CONSIDERATO IN DIRITTO
Il ricorso è infondato.
Oggetto della contestazione, in primo luogo, non è l’inadempimento del contratto di somministrazione di bevande tra RAGIONE_SOCIALE e RAGIONE_SOCIALE, come suggerito dalla difesa, ma la stipula del correlato contratto di fideiussione tra la medesima fornitrice RAGIONE_SOCIALE e il ricorrente, legale rappresentante di RAGIONE_SOCIALE, che si è così obbligato all’adempimento della medesima prestazione pecuniaria del debitore principale. Il contratto non prevedeva il beneficio di escussione. L’obbligazione del fideiussore, pertanto, pur avendo carattere accessorio e pur essendo subordinata all’inadempimento del debitore principale, è solidale con quella di quest’ultimo e non può essere considerata, quindi, né sussidiaria né eventuale (Cass. Civ., Sez. 3, n. 26042 del 29/11/2005, Banca Roma/Pagano, Rv. 585736).

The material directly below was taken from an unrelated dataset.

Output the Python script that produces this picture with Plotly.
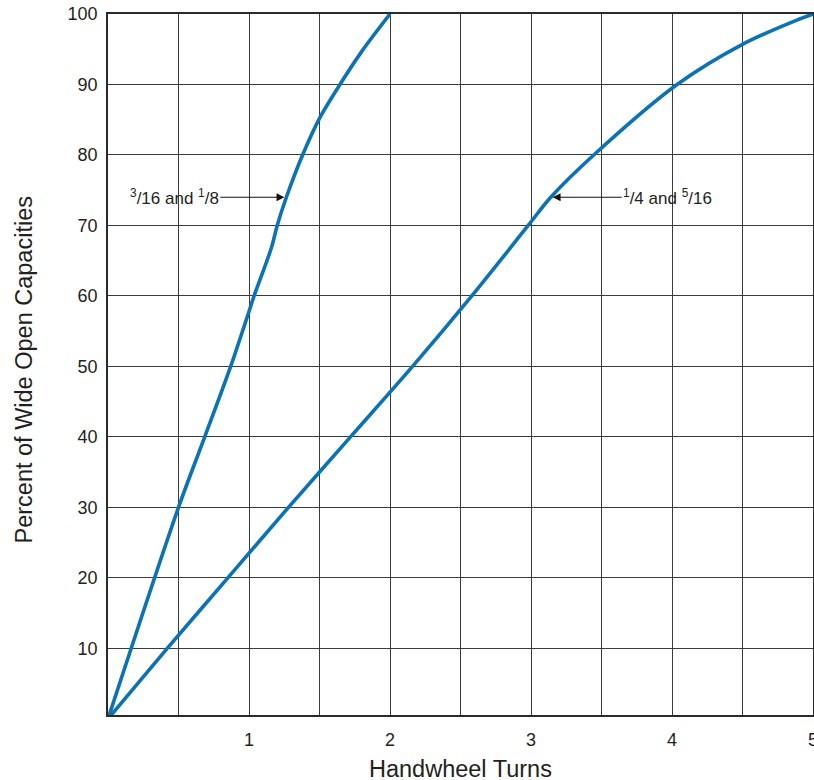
import plotly.graph_objects as go

# Curve for 3/16 and 1/8 sizes
turns_small = [0, 0.5, 0.686, 0.87, 1.0, 1.036, 1.16, 1.2, 1.265, 1.38, 1.5, 1.645, 1.8, 2.0]
pct_small = [0, 30, 40, 50, 57.8, 60, 66.9, 70, 74, 80, 85.2, 90, 94.7, 100]

# Curve for 1/4 and 5/16 sizes
turns_large = [0, 0.42, 0.85, 1.28, 1.72, 2.16, 2.58, 2.98, 3.14, 3.445, 4.036, 4.5, 4.9, 5.0]
pct_large = [0, 10, 20, 30, 40, 50, 60, 70, 74, 80, 90, 95.7, 99.25, 100]

x_tick_vals = [0.5, 1, 1.5, 2, 2.5, 3, 3.5, 4, 4.5, 5]
x_tick_text = ["", "1", "", "2", "", "3", "", "4", "", "5"]
y_tick_vals = [10, 20, 30, 40, 50, 60, 70, 80, 90, 100]
y_tick_text = ["10", "20", "30", "40", "50", "60", "70", "80", "90", "100"]

x_title = "Handwheel Turns"
y_title = "Percent of Wide Open Capacities"
label_small = "<sup>3</sup>/16 and <sup>1</sup>/8"
label_large = "<sup>1</sup>/4 and <sup>5</sup>/16"

BLUE = "#0a72b5"
GRID = "#3a3a3a"
TEXT = "#231f20"
FONT = "Liberation Sans, Arial, sans-serif"

fig = go.Figure()
fig.add_trace(go.Scatter(x=turns_small, y=pct_small, mode="lines",
                         line=dict(color=BLUE, width=3.6, shape="spline", smoothing=0.9),
                         showlegend=False, hoverinfo="skip"))
fig.add_trace(go.Scatter(x=turns_large, y=pct_large, mode="lines",
                         line=dict(color=BLUE, width=3.6, shape="spline", smoothing=0.9),
                         showlegend=False, hoverinfo="skip"))

fig.add_annotation(x=turns_small[8], y=pct_small[8], xref="x", yref="y",
                   text=label_small, showarrow=True, arrowhead=2, arrowsize=1.3,
                   arrowwidth=1.2, arrowcolor="#111", ax=-112, ay=0, standoff=2,
                   font=dict(size=17, color=TEXT, family=FONT))
fig.add_annotation(x=turns_large[8], y=pct_large[8], xref="x", yref="y",
                   text=label_large, showarrow=True, arrowhead=2, arrowsize=1.3,
                   arrowwidth=1.2, arrowcolor="#111", ax=117, ay=0, standoff=2,
                   font=dict(size=17, color=TEXT, family=FONT))

# axis titles as annotations for exact placement
fig.add_annotation(x=0.5, y=0, xref="paper", yref="paper", text=x_title, showarrow=False,
                   xanchor="center", yanchor="middle", yshift=-54,
                   font=dict(size=23.5, color=TEXT, family=FONT))
fig.add_annotation(x=0, y=0.5, xref="paper", yref="paper", text=y_title, showarrow=False,
                   textangle=-90, xanchor="center", yanchor="middle", xshift=-85, yshift=-6,
                   font=dict(size=23.5, color=TEXT, family=FONT))

fig.update_layout(
    width=814, height=780,
    margin=dict(l=108, r=1, t=14, b=65, autoexpand=False),
    paper_bgcolor="white", plot_bgcolor="white",
    font=dict(family=FONT, color=TEXT),
    xaxis=dict(range=[0, 5], tickmode="array", tickvals=x_tick_vals, ticktext=x_tick_text,
               showgrid=True, gridcolor=GRID, gridwidth=1, zeroline=False, automargin=False,
               showline=True, mirror=True, linecolor="#2a2a2a", linewidth=1.6,
               ticks="", ticklabelstandoff=8, ticklabeloverflow="allow",
               tickfont=dict(size=18, color=TEXT)),
    yaxis=dict(range=[0.55, 100], tickmode="array", tickvals=y_tick_vals, ticktext=y_tick_text,
               showgrid=True, gridcolor=GRID, gridwidth=1, zeroline=False, automargin=False,
               showline=True, mirror=True, linecolor="#2a2a2a", linewidth=1.6,
               ticks="", ticklabelstandoff=5, ticklabeloverflow="allow",
               tickfont=dict(size=18, color=TEXT)),
)

fig.write_html("out.html", config={"displayModeBar": False},
               post_script="document.body.style.margin='0';document.body.style.overflow='hidden';")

L’inadempimento del fideiussore NOME, obbligato solidalmente ex art. 1944 cod. civ., si verifica dunque contestualmente a quello del debitore principale RAGIONE_SOCIALE, nei termini di cui agli artt. 1182ss cod. civ.
Pertanto, trattandosi di obbligazione di consegnare una somma di denaro (cosiddetto debito portabile), essa doveva essere adempiuta entro il termine contrattualmente fissato, presso il domicilio del creditore o con le altre modalità concordate dalle parti. Ai sensi dell’art. 1219, secondo comma, n. 3, cod. civ., in ossequio al principio dies interpellat pro homine, i debitori solidali erano dunque costituiti in mora, già alla scadenza del termine. Oltretutto, risultano successivamente inviati anche specifici solleciti, mediante raccomandate del 27 marzo e 27 luglio 2017.
Con il mancato adempimento della prestazione dovuta, che costituisce l’ultima fase dell’iter criminoso, si è consumato il reato di insolvenza fraudolenta (Sez. 2, Sentenza n. 37909 del 28/10/2020 Sorrentino Rv. 280608; Sez. 6, n. 28117 del 26/03/2015 COGNOME Rv. 263930).
Non sussiste alcuna contraddittorietà nel passaggio argomentativo censurato con il secondo motivo di ricorso.
La condotta dissimulatoria ha avuto per oggetto lo stato di insolvenza del patrimonio personale dell’imputato. Dalle emergenze processuali, come richiamate nelle due sentenze di merito, nonché nell’atto di impugnazione, non emerge alcuna conoscenza in capo agli amministratori di RAGIONE_SOCIALE della claudicante situazione finanziaria di NOME, ma solo di RAGIONE_SOCIALE. Tant’è che, in sede di trattativa contrattuale, si impone di aggiungere anche la garanzia personale, evidentemente postulando la capienza del patrimonio del fideiussore.
Peraltro, la prova della condizione di insolvenza dell’agente, al momento dell’assunzione dell’obbligazione, può essere desunta dal comportamento precedente e successivo all’inadempimento, assumendo rilievo anche il mero silenzio, quale forma di dissimulazione del proprio stato, nel caso in cui tale condizione non sia stata manifestata all’altra parte contraente al momento della stipula del contratto, con il preordinato proposito di non adempiere alla prestazione scaturente dal rapporto contrattuale (Sez. 5, n. 30718 del 18/06/2021, COGNOME, Rv. 281868; Sez. 2, n. 8893 del 03/02/2017, COGNOME, Rv. 269682).
Avuto riguardo alla recidiva ex art. 99, quarto comma, cod. pen., il tempo necessario a prescrivere, ai sensi degli artt. 157 e 161 cod. proc. pen., è di dieci anni e dunque il termine non è evidentemente ancora spirato.
Il ricorso deve pertanto essere rigettato e il ricorrente condannato, ai sensi dell’art. 616 cod. proc. peri., al pagamento delle spese processuali.
Consegue altresì la condanna dell’imputato alla rifusione delle spese di assistenza e rappresentanza sostenute dalla parte civile costituita nel presente grado di giudizio, liquidate come in dispositivo, in relazione all’attività svolta.
P.Q.M.
Rigetta il ricorso e condanna il ricorrente al pagamento delle spese processuali.
Condanna, inoltre, il ricorrente alla rifusione delle spese di rappresentanza e difesa sostenute nel presente giudizio dalla parte civile RAGIONE_SOCIALE, che liquida in complessivi euro 3700,00, oltre accessori di legge.